TLDR
- Bit Origin acquired 16 Nvidia Blackwell B300 AI servers for $11 million ($1M cash, $10M in pre-funded warrants)
- The deal triggered a 24% stock plunge on Monday due to dilution concerns from the warrant financing
- BTOG is down roughly 86% in 2026, trading near $1.25 after a 1-for-60 reverse stock split in January
- The servers are expected to generate ~$360,000 in recurring monthly revenue once deployed in Malaysia in Q3 2026
- Bit Origin reported just $39,500 in revenue for fiscal 2025, down 98.6% year-over-year, with a $4.3M net loss
Bit Origin (BTOG) stock dropped 24% on Monday after announcing an $11 million deal to acquire 16 Nvidia Blackwell B300 AI servers. The stock was trading near $1.25 at its low, down from $10.32 following a 1-for-60 reverse stock split in January 2026.

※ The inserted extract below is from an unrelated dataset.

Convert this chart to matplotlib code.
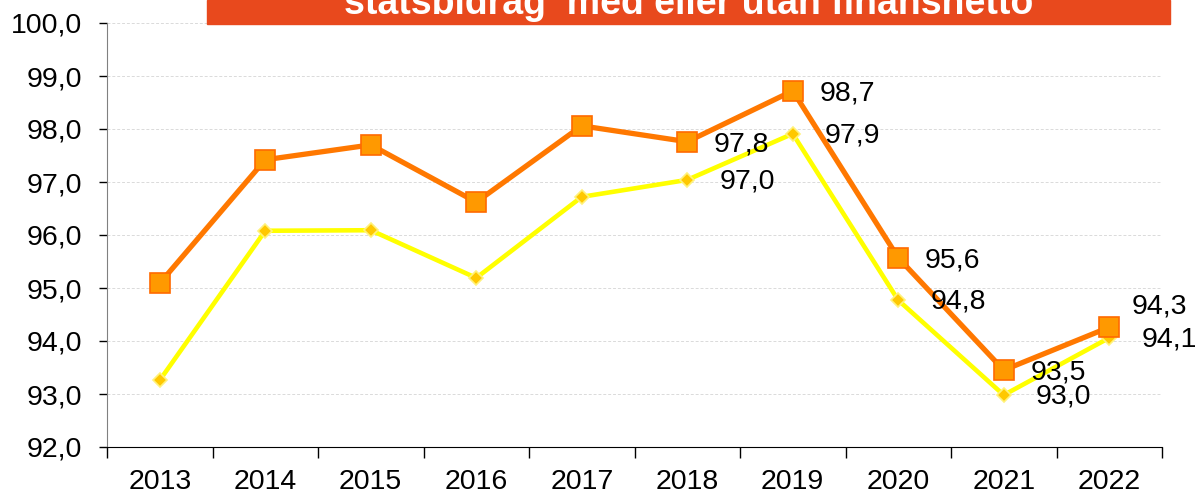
import matplotlib
matplotlib.use("Agg")
import matplotlib.pyplot as plt
from matplotlib.patches import Rectangle

plt.rcParams['font.family'] = ['Liberation Sans', 'DejaVu Sans']

# Data
years = ['2013', '2014', '2015', '2016', '2017', '2018', '2019', '2020', '2021', '2022']
med = [95.09, 97.42, 97.70, 96.62, 98.06, 97.76, 98.72, 95.57, 93.45, 94.26]
utan = [93.26, 96.08, 96.09, 95.19, 96.72, 97.04, 97.91, 94.77, 92.98, 94.06]
labelled = [5, 6, 7, 8, 9]
title = 'statsbidrag  med eller utan finansnetto'

W, H = 1197, 495
fig = plt.figure(figsize=(W / 100, H / 100), dpi=100)
ax = fig.add_axes([107 / W, (H - 447) / H, 1055 / W, (447 - 23) / H])

x = list(range(len(years)))
ax.plot(x, utan, color='#FFFF00', lw=3.3, marker='D', ms=7,
        mfc='#FFC800', mec='#FFF27A', mew=1.2, zorder=3)
ax.plot(x, med, color='#FF7800', lw=3.8, marker='s', ms=15,
        mfc='#FF9900', mec='#FF6A00', mew=1.2, zorder=4)

def fmt(v):
    return f'{v:.1f}'.replace('.', ',')

fs = 20.5
for i in labelled:
    dy = 15 if i == 9 else -2
    dx = 16 if i == 9 else 19
    ax.annotate(fmt(med[i]), (x[i], med[i]), xytext=(dx, dy), textcoords='offset points',
                ha='left', va='center', fontsize=fs, zorder=5)
    ax.annotate(fmt(utan[i]), (x[i], utan[i]), xytext=(23, -1), textcoords='offset points',
                ha='left', va='center', fontsize=fs, zorder=5, annotation_clip=False)

ax.set_xlim(-0.5, len(years) - 0.5)
ax.set_ylim(92, 100)
ax.set_yticks([92 + k for k in range(9)])
ax.set_yticklabels([fmt(92 + k) for k in range(9)], fontsize=fs)
ax.set_xticks(x)
ax.set_xticklabels(years, fontsize=fs)
ax.set_xticks([k - 0.5 for k in range(len(years) + 1)], minor=True)
ax.tick_params(axis='x', which='major', length=0, pad=16)
ax.tick_params(axis='x', which='minor', length=8, width=1, color='black')
ax.tick_params(axis='y', length=6, width=1, color='black', pad=12)
ax.grid(axis='y', color='#DADADA', ls=(0, (3, 2)), lw=0.7)
ax.set_axisbelow(True)
for s in ['top', 'right']:
    ax.spines[s].set_visible(False)
ax.spines['left'].set_color('#808080')
ax.spines['bottom'].set_color('black')

# banner title
fig.patches.append(Rectangle((207 / W, (H - 24) / H), (1170 - 207) / W, 24 / H,
                             transform=fig.transFigure, color='#E8491D', zorder=10))
fig.text(689 / W, (H - 13.5) / H, title, color='white', fontsize=27, fontweight='bold',
         ha='center', va='baseline', zorder=11)

fig.savefig('out.png', dpi=100)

The deal breaks down as $1 million in cash and $10 million in pre-funded warrants. It’s that second part — the warrants — that spooked investors, raising the prospect of future dilution.

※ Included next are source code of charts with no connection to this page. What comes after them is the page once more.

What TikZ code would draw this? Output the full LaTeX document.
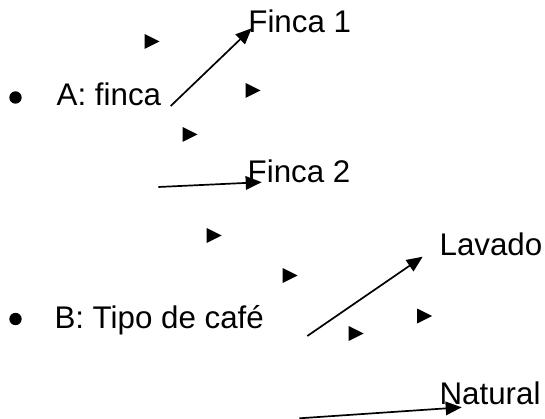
\documentclass[tikz,border=0pt]{standalone}
\usepackage{fontspec}
\setmainfont{Liberation Sans}
\usetikzlibrary{arrows.meta}
\tikzset{
  lbl/.style={anchor=base west, inner sep=0pt, font=\fontsize{31.3}{37}\selectfont},
  conn/.style={line width=1.7pt, -{Triangle[length=16pt,width=13.5pt]}},
  tri/.style={fill=black}
}
\begin{document}
\begin{tikzpicture}[x=1pt,y=-1pt]
\useasboundingbox (0,0) rectangle (545,419);
% labels
\node[lbl] (f1) at (248.2,33) {Finca 1};
\node[lbl] (a) at (56.5,106) {A: finca};
\node[lbl] (f2) at (247.5,183) {Finca 2};
\node[lbl] (lav) at (439.4,255) {Lavado};
\node[lbl] (b) at (54.3,328) {B: Tipo de café};
\node[lbl] (nat) at (439.4,404) {Natural};
% bullets
\fill (15.5,97.5) circle (6.2);
\fill (15.5,319) circle (6.2);
% connectors
\coordinate (s1) at (170.7,106);
\coordinate (t1) at (251.7,28.3);
\coordinate (s2) at (158.3,187);
\coordinate (t2) at (261.7,182.2);
\coordinate (s3) at (307.3,336);
\coordinate (t3) at (422.7,256.7);
\coordinate (s4) at (299.3,418.3);
\coordinate (t4) at (461.7,407.3);
\draw[conn] (s1) -- (t1);
\draw[conn] (s2) -- (t2);
\draw[conn] (s3) -- (t3);
\draw[conn] (s4) -- (t4);
% loose arrowheads
\foreach \cx/\cy in {152/41.5, 253/90.5, 190/134.5, 214/235.5, 290/275.5, 424.5/316, 356/333.5}
  \fill[tri] (\cx-7.5,\cy-7.5) -- (\cx+7.5,\cy) -- (\cx-7.5,\cy+7.5) -- cycle;
\end{tikzpicture}
\end{document}
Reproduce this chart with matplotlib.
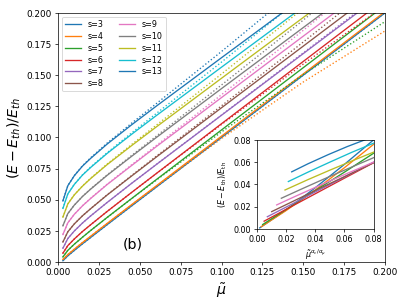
import numpy as np
import matplotlib
matplotlib.use("Agg")
import matplotlib.pyplot as plt

# s values shown in the legend
s_vals = [3, 4, 5, 6, 7, 8, 9, 10, 11, 12, 13]

# mu grid shared by all main-panel curves
mu = [0.003, 0.006, 0.01, 0.015, 0.02, 0.03, 0.045, 0.06, 0.1, 0.15, 0.2]

# solid curves (E-Eth)/Eth
y3 = [0.0010, 0.0049, 0.0093, 0.0146, 0.0197, 0.0299, 0.0450, 0.0600, 0.1000, 0.1500, 0.2000]
y4 = [0.0020, 0.0059, 0.0103, 0.0156, 0.0207, 0.0309, 0.0460, 0.0610, 0.1010, 0.1510, 0.2010]
y5 = [0.0040, 0.0093, 0.0143, 0.0199, 0.0253, 0.0357, 0.0509, 0.0660, 0.1060, 0.1560, 0.2060]
y6 = [0.0070, 0.0131, 0.0185, 0.0245, 0.0299, 0.0405, 0.0558, 0.0709, 0.1110, 0.1610, 0.2110]
y7 = [0.0110, 0.0188, 0.0249, 0.0313, 0.0370, 0.0477, 0.0631, 0.0781, 0.1178, 0.1673, 0.2168]
y8 = [0.0160, 0.0242, 0.0306, 0.0371, 0.0428, 0.0537, 0.0690, 0.0841, 0.1238, 0.1733, 0.2228]
y9 = [0.0220, 0.0314, 0.0383, 0.0451, 0.0510, 0.0621, 0.0774, 0.0925, 0.1320, 0.1813, 0.2305]
y10 = [0.0290, 0.0388, 0.0457, 0.0526, 0.0585, 0.0695, 0.0848, 0.0998, 0.1392, 0.1882, 0.2372]
y11 = [0.0360, 0.0466, 0.0539, 0.0609, 0.0670, 0.0781, 0.0934, 0.1083, 0.1475, 0.1963, 0.2450]
y12 = [0.0430, 0.0546, 0.0623, 0.0698, 0.0759, 0.0871, 0.1025, 0.1174, 0.1564, 0.2049, 0.2534]
y13 = [0.0490, 0.0612, 0.0693, 0.0770, 0.0832, 0.0946, 0.1101, 0.1250, 0.1640, 0.2125, 0.2610]
solid = [y3, y4, y5, y6, y7, y8, y9, y10, y11, y12, y13]

# gap between dotted (approximate) and solid curves
g3 = [0, 0, 0, 0, 0, 0, 0, 0, 0, 0, 0]
g4 = [0, 0, 0, 0, 0, -0.0001, -0.0002, -0.0004, -0.0019, -0.0065, -0.0155]
g5 = [0, 0, 0, 0, 0, -0.0001, -0.0001, -0.0004, -0.0016, -0.0055, -0.0130]
g6 = [0, 0, 0, 0, 0, 0, 0, -0.0001, -0.0006, -0.0021, -0.0050]
g7 = [0, 0, 0, 0, 0, 0, 0, 0.0001, 0.0002, 0.0006, 0.0013]
g8 = [0, 0, 0, 0, 0, 0.0002, 0.0004, 0.0007, 0.0016, 0.0033, 0.0059]
g9 = [0, 0, 0, 0.0001, 0.0002, 0.0003, 0.0006, 0.0009, 0.0023, 0.0047, 0.0083]
g10 = [0, 0, 0, 0.0001, 0.0002, 0.0004, 0.0007, 0.0011, 0.0029, 0.0060, 0.0107]
g11 = [0, 0, 0.0001, 0.0002, 0.0003, 0.0005, 0.0009, 0.0014, 0.0034, 0.0073, 0.0130]
g12 = [0, 0, 0.0001, 0.0002, 0.0004, 0.0006, 0.0011, 0.0017, 0.0041, 0.0086, 0.0154]
g13 = [0, 0, 0.0001, 0.0003, 0.0005, 0.0008, 0.0013, 0.0020, 0.0050, 0.0106, 0.0190]
gaps = [g3, g4, g5, g6, g7, g8, g9, g10, g11, g12, g13]

# inset: curves against mu^(alpha_c/alpha_mu)
ix3 = [0.002, 0.02, 0.04, 0.06, 0.08]
iy3 = [0.001, 0.017, 0.037, 0.058, 0.080]
ix4 = [0.003, 0.02, 0.04, 0.06, 0.08]
iy4 = [0.002, 0.0165, 0.035, 0.055, 0.076]
ix5 = [0.004, 0.02, 0.04, 0.06, 0.08]
iy5 = [0.004, 0.0175, 0.0345, 0.051, 0.068]
ix6 = [0.005, 0.02, 0.04, 0.06, 0.08]
iy6 = [0.007, 0.0176, 0.0316, 0.0456, 0.0595]
ix7 = [0.0072, 0.02, 0.04, 0.06, 0.08]
iy7 = [0.011, 0.0196, 0.0332, 0.0466, 0.060]
ix8 = [0.0102, 0.02, 0.04, 0.06, 0.08]
iy8 = [0.0156, 0.0218, 0.0345, 0.047, 0.0595]
ix9 = [0.0136, 0.025, 0.04, 0.06, 0.08]
iy9 = [0.0216, 0.0285, 0.0373, 0.0488, 0.060]
ix10 = [0.0168, 0.03, 0.045, 0.06, 0.08]
iy10 = [0.0276, 0.0355, 0.0443, 0.0528, 0.064]
ix11 = [0.0193, 0.035, 0.05, 0.065, 0.08]
iy11 = [0.035, 0.0443, 0.0528, 0.061, 0.069]
ix12 = [0.0216, 0.035, 0.05, 0.065, 0.08]
iy12 = [0.0426, 0.051, 0.060, 0.0688, 0.077]
ix13 = [0.0239, 0.035, 0.049, 0.062, 0.08]
iy13 = [0.0513, 0.0585, 0.0668, 0.074, 0.083]
inset_x = [ix3, ix4, ix5, ix6, ix7, ix8, ix9, ix10, ix11, ix12, ix13]
inset_y = [iy3, iy4, iy5, iy6, iy7, iy8, iy9, iy10, iy11, iy12, iy13]

colors = ['C0', 'C1', 'C2', 'C3', 'C4', 'C5', 'C6', 'C7', 'C8', 'C9', 'C0']

fig = plt.figure(figsize=(6.4, 4.8), dpi=407 / 6.4)
ax = fig.add_axes([0.1425, 0.141, 0.8035, 0.816])

mu_arr = np.array(mu)
for s, ys, gs, c in zip(s_vals, solid, gaps, colors):
    ax.plot(mu_arr, ys, '-', color=c, label='s=%d' % s)
    ax.plot(mu_arr, np.array(ys) + np.array(gs), ':', color=c)

ax.set_xlim(0, 0.2)
ax.set_ylim(0, 0.2)
ticks = np.arange(0, 0.2001, 0.025)
ax.set_xticks(ticks)
ax.set_yticks(ticks)
ax.set_xticklabels(['%.3f' % t for t in ticks])
ax.set_yticklabels(['%.3f' % t for t in ticks])
ax.set_xlabel(r'$\tilde{\mu}$', fontsize=16)
ax.set_ylabel(r'$(E-E_{th})/E_{th}$', fontsize=16)
ax.text(0.046, 0.014, '(b)', fontsize=16, ha='center', va='center')
ax.legend(loc='upper left', ncol=2, fontsize=9, labelspacing=0.35)

axin = fig.add_axes([0.631, 0.249, 0.287, 0.292])
for xs, ys, c in zip(inset_x, inset_y, colors):
    axin.plot(xs, ys, '-', color=c)
axin.set_xlim(0, 0.08)
axin.set_ylim(0, 0.08)
iticks = [0, 0.02, 0.04, 0.06, 0.08]
axin.set_xticks(iticks)
axin.set_yticks(iticks)
axin.set_xticklabels(['%.2f' % t for t in iticks], fontsize=9)
axin.set_yticklabels(['%.2f' % t for t in iticks], fontsize=9)
axin.set_xlabel(r'$\tilde{\mu}^{\alpha_c/\alpha_\mu}$', fontsize=9)
axin.set_ylabel(r'$(E-E_{\rm th})/E_{\rm th}$', fontsize=9)

fig.savefig('out.png', dpi=407 / 6.4)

BTOG bounced back over 12% Tuesday morning, but the stock is still down roughly 86% for the year. That’s a tough hole to dig out of.
The servers are set to be delivered and deployed in Malaysia during Q3 2026. Bit Origin says it already has customer and hosting agreements in place, which means revenue could start flowing relatively quickly after deployment.
Management is projecting roughly $360,000 in recurring monthly revenue from the servers. For a company that posted just $39,500 in total revenue for all of fiscal 2025 — a 98.6% drop year-over-year — that would be a dramatic turnaround.
Bit Origin also reported a net loss of $4.3 million for fiscal 2025. Free cash flow was negative $2.3 million, and the company ended the year with only about $210,000 in cash on hand.
From Crypto Mining to AI Infrastructure
The company started as a crypto mining and blockchain business but has spent most of 2026 repositioning itself as an AI infrastructure provider. The Nvidia server purchase is the most concrete move yet in that pivot.
Bit Origin filed interim financial statements on June 30, 2026, reflecting the transaction. The company says it believes its stockholders’ equity now stands at a minimum of $2.5 million, which it believes satisfies Nasdaq’s listing requirements under Rule 5550(b)(1).
CEO Jinghai Jiang called the deal more than just an infrastructure purchase. “We believe it materially strengthens our balance sheet while establishing a solid financial foundation for the next stage of our growth,” he said.
This isn’t the first time BTOG has drawn attention in 2026. Back in April, the stock surged nearly 70% in a single session after the company announced plans for an AI infrastructure expansion. That rally faded quickly as investors grew skeptical of the financing plan.
Valuation Still Stretched
Despite losing most of its value this year, BTOG isn’t obviously cheap. The stock currently trades at roughly 6 times book value, compared to a technology sector median of around 3.3 times.
That premium suggests the market is still pricing in future AI potential rather than current results. Until the Nvidia servers are deployed and actual revenue shows up in financial statements, that gap is likely to remain.
The company completed the acquisition on June 28, 2026. Delivery of the servers is expected sometime in Q3 2026.